Questions/Hypothèses :
The authors «propose three hypotheses: […] the transition to college will be associated with decreasing social, academic, and emotional adjustment trajectories for a majority of students; […] students with more positive adjustment trajectories during the transition will show, as measured in high school, higher academic success, lower externalized behavior problems (i.e., aggression and inattention), lower personal anxiety, and higher parents’ engagement in high school; and fewer of them will leave home to attend college; and […] more students with more positive trajectories during the transition will persevere in their college program and earn a college diploma.» (p. 690)

2. Méthode


Échantillon/Matériau :
«The study sample was drawn from the participants in the ERES project (Évaluation du Renouveau à l’Enseignement Secondaire/evaluation of the high school education reform) […]. This longitudinal project was initiated in 2004 and the last data collection was in 2017. Three random samples of high school students were created from the population of all students attending a public or private high school in Québec. […] The total number of schools included for sampling was 327, and the targeted number of student participants was 1500 per cohort. […] The total sample for the present study was drawn from students in the ERES project who made the transition to college without repeating a high school year […]. This subsample comprised 1405 students (60% girls; 40% boys) […].» (p. 690)

Instruments :
Questionnaires

Type de traitement des données :
Analyse statistique

3. Résumé


The «results demonstrate that adjustment problems during the transition are determinant for youth’s academic pathways down the road. However, they suggest that the transition effect is confined to the academic experience […], and that it begins to operate in fourth year high school. Colleges and high schools are recommended to intervene early in high school and to tailor interventions to reduce anxiety, deal with worries, and dispel false beliefs, while strengthening attentional and decision-making strategies.» (p. 707) «Surprisingly, [the authors] found very few significant relationships between family determinants (parental engagement in school life and leaving home to attend college) and student adjustment trajectories.

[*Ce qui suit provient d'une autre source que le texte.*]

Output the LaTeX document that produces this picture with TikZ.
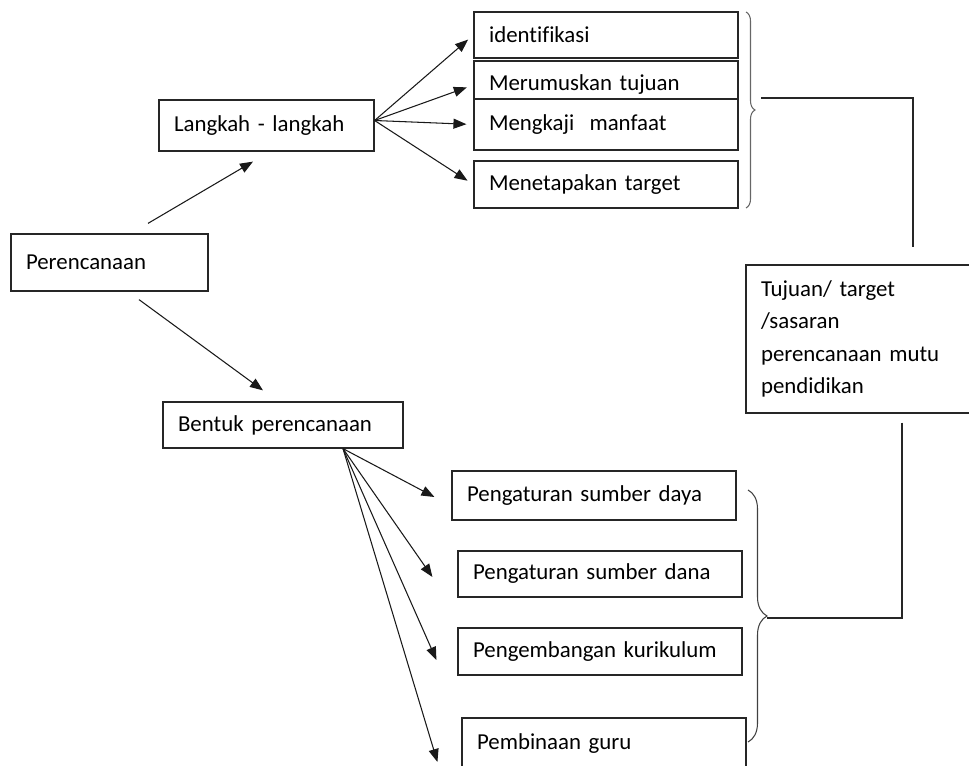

The only significant relationships were with social adjustment, but with quite small effect size. It is therefore possible that these determinants [had] very limited power to predict future trajectory membership. It is also possible that the use of parent-reported engagement in school life as a measure may have limited or qualified the strength of the relationships with student’s adjustment trajectories. The vast majority of previous studies that found associations between parental support and student’s college adjustment used student-reported measures of parental support […]. Their measures could have artificially amplified the effect of the associations between what the parents actually did and the quality of their child’s adjustment.» (p. 704)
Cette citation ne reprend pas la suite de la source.